E incluso hace reservaciones de tal o más cual título: “Recuerda que cuando Raquelita termine con La Madrastra, estoy yo de primera”, es un diálogo diario en estos sitios de alquiler, en la práctica ilegales, a lo largo del país.

Otros banqueros establecen, sagazmente, condiciones a algunos clientes: “Te puedo facilitar los diez casetes de Muerta de delirio, pero tienes que verlos en dos días, porque los tengo comprometidos con Yulieski”.

Es de temer por la salud mental y física de los telenoveadictos. Los grecorromanos decían que mente sana en cuerpo sano. Esa gente permanece sentada, sin ejercitarse, durante prolongadas horas, enguyendo basura de la peor ralea que, claro está, debido a la discreta capacidad volitivo-senso-intelectual de estos espectadores, los atrapa y confunde hasta el punto de creer que están viendo “lo último, lo mejor, lo más sopla´o”.

Oh, Carpentier. No te equivocaste. Este es el reino de lo real maravilloso. Tampoco tú, Virgilio Piñera, cuando dijiste algo así como que Kafka debió escribir La Metamorfosis en Cuba. Lo que vemos en la Isla es exclusivo, endémico e irrepetible.

Si al menos nuestros telenoveadictos dispusieran de una brújula que los condujera hacia los títulos de mayor valor del género, sobre todo brasileros. No, todo lo contrario, se zampan lo peor de lo peor que se rueda en serie en México y otras pocas naciones. Por lo general, a partir de puntos de referencia ignaros que les hablan de “lo último que se ve en Miami o Swazilandia”, sin mínima consideración estética.

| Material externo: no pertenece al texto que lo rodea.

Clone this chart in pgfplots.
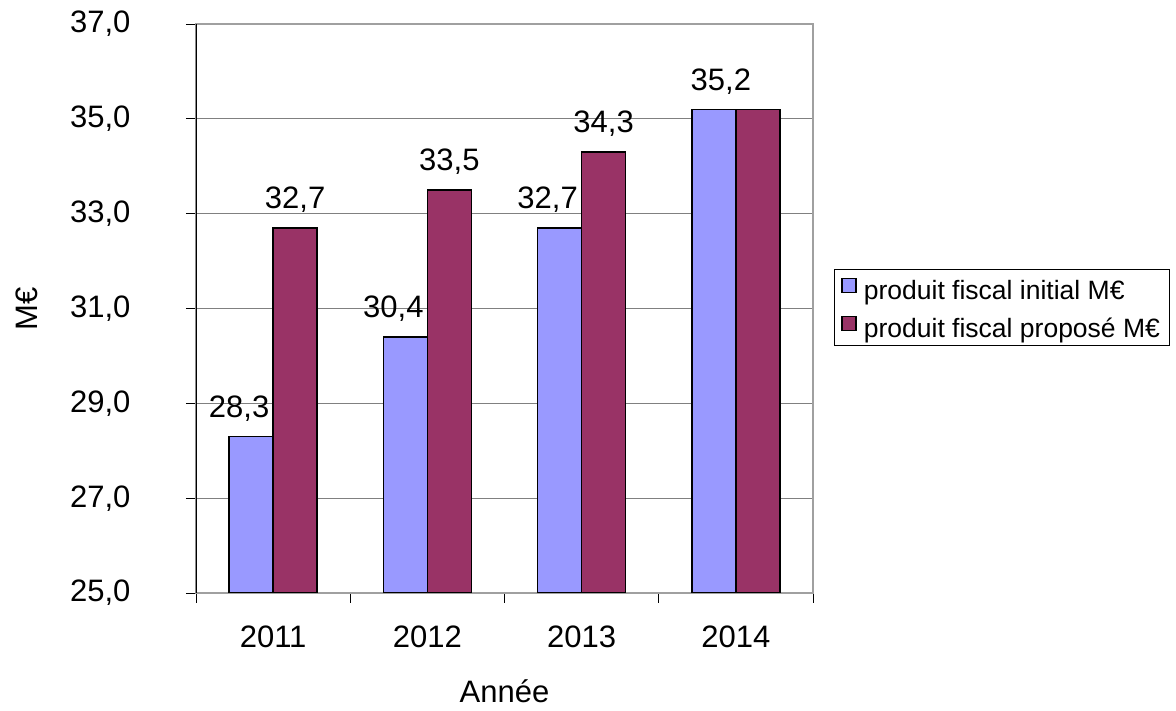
\documentclass[border=0pt]{standalone}
\usepackage{pgfplots}
\pgfplotsset{compat=1.18}
\usepackage{fontspec}
\setmainfont{Liberation Sans}
\definecolor{cblue}{HTML}{9999FF}
\definecolor{cplum}{HTML}{993366}
\definecolor{gridg}{HTML}{808080}
\definecolor{frameg}{HTML}{A0A0A0}
\begin{document}
\begin{tikzpicture}[x=1pt,y=1pt]
\path[use as bounding box] (0,0) rectangle (1176,711);
\begin{axis}[
  at={(196pt,118pt)}, anchor=south west,
  scale only axis, width=617pt, height=569pt,
  xmin=-0.5, xmax=3.5, ymin=25, ymax=37,
  ytick={25,27,29,31,33,35,37},
  xtick={0,1,2,3}, xticklabels={2011,2012,2013,2014},
  minor xtick={-0.5,0.5,1.5,2.5,3.5},
  tick align=outside,
  xtick pos=bottom, ytick pos=left,
  major tick length=10pt, minor tick length=10pt,
  x tick style={draw=none},
  minor x tick style={draw=black, line width=0.8pt},
  y tick style={draw=black, line width=0.8pt},
  ymajorgrids, major grid style={gridg, line width=1pt},
  axis line style={frameg, line width=1.8pt},
  /pgf/number format/use comma,
  /pgf/number format/fixed,
  /pgf/number format/fixed zerofill,
  /pgf/number format/precision=1,
  /pgf/number format/assume math mode=true,
  ticklabel style={font=\fontsize{31}{36}\selectfont},
  yticklabel style={xshift=-52pt},
  xticklabel style={yshift=-19pt},
  ylabel={M€}, xlabel={Année},
  label style={font=\fontsize{31}{36}\selectfont},
  ylabel style={at={(rel axis cs:0,0.5)}, anchor=center, yshift=169pt},
  xlabel style={at={(rel axis cs:0.5,0)}, anchor=base, yshift=-110pt},
  ybar=0pt, bar width=44pt,
  every node near coord/.append style={font=\fontsize{31}{36}\selectfont, black, yshift=11pt},
  legend style={at={(1.034,0.5694)}, anchor=north west, draw=black, line width=0.8pt,
    font=\fontsize{26.5}{31}\selectfont, inner xsep=7pt, inner ysep=5pt,
    row sep=10pt, nodes={inner sep=2pt, text height=23pt, text depth=1pt},
    /tikz/every odd column/.append style={column sep=5pt}},
  legend cell align=left,
  legend image code/.code={\draw[#1, draw=black, line width=1.5pt] (0pt,-4pt) rectangle (14pt,10pt);},
]
\addplot[fill=cblue, draw=black, line width=1.5pt, bar shift=-22pt,
  nodes near coords, every node near coord/.append style={xshift=-12pt}]
  coordinates {(0,28.3) (1,30.4) (2,32.7)};
\addplot[fill=cplum, draw=black, line width=1.5pt, bar shift=22pt, nodes near coords]
  coordinates {(0,32.7) (1,33.5) (2,34.3)};
\addplot[fill=cblue, draw=black, line width=1.5pt, bar shift=-22pt, forget plot]
  coordinates {(3,35.2)};
\addplot[fill=cplum, draw=black, line width=1.5pt, bar shift=22pt, forget plot,
  nodes near coords, every node near coord/.append style={xshift=-37pt}]
  coordinates {(3,35.2)};
\legend{produit fiscal initial M€, produit fiscal proposé M€}
\draw[black, line width=1.2pt] (rel axis cs:0,0) -- (rel axis cs:0,1);
\end{axis}
\end{tikzpicture}
\end{document}
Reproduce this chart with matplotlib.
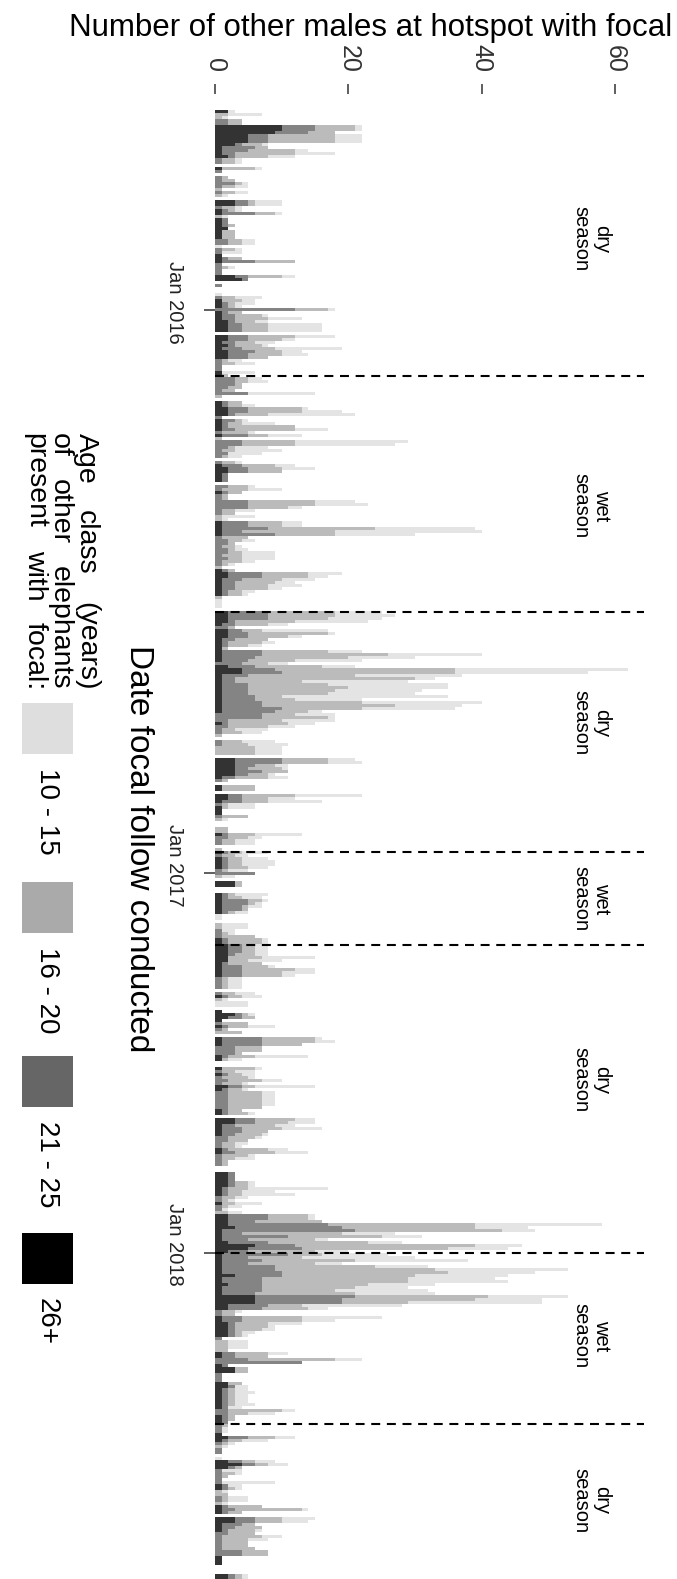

Nuestros telenoveadictos gastan sueldos completos para cumplimentar su caro hobby. Y la ansiedad que les provoca dar seguimiento a los consabidos entuertos de adulterio, venganza, crimen, enigmas, celos, ambición, arrepentimiento, locura, enemistad —algunas de las 36 situaciones dramáticas que, según el teórico Georges Pólit, suelen atraer al espectador—, les provoca tomar café y fumar sin descanso.

O sea, un sujeto pasivo que se está enfermando cerebro y anatomía sin compasión por propio deseo, sin que nadie con suficiente valor, tino, cordura o amor hacia esa persona le diga que está incurriendo en un error al gastar el valioso e irrepetible tiempo de su vida en un acto soso, primario e irracional.

Horas y horas que cuentan meses y años, que pudieran dedicar a las mil y una actividades. A correr, a amar, a leer, a darle un beso al niño suyo y no al que raptaron en el capítulo de ayer en la estúpida trama que les nubla retina y pensamiento.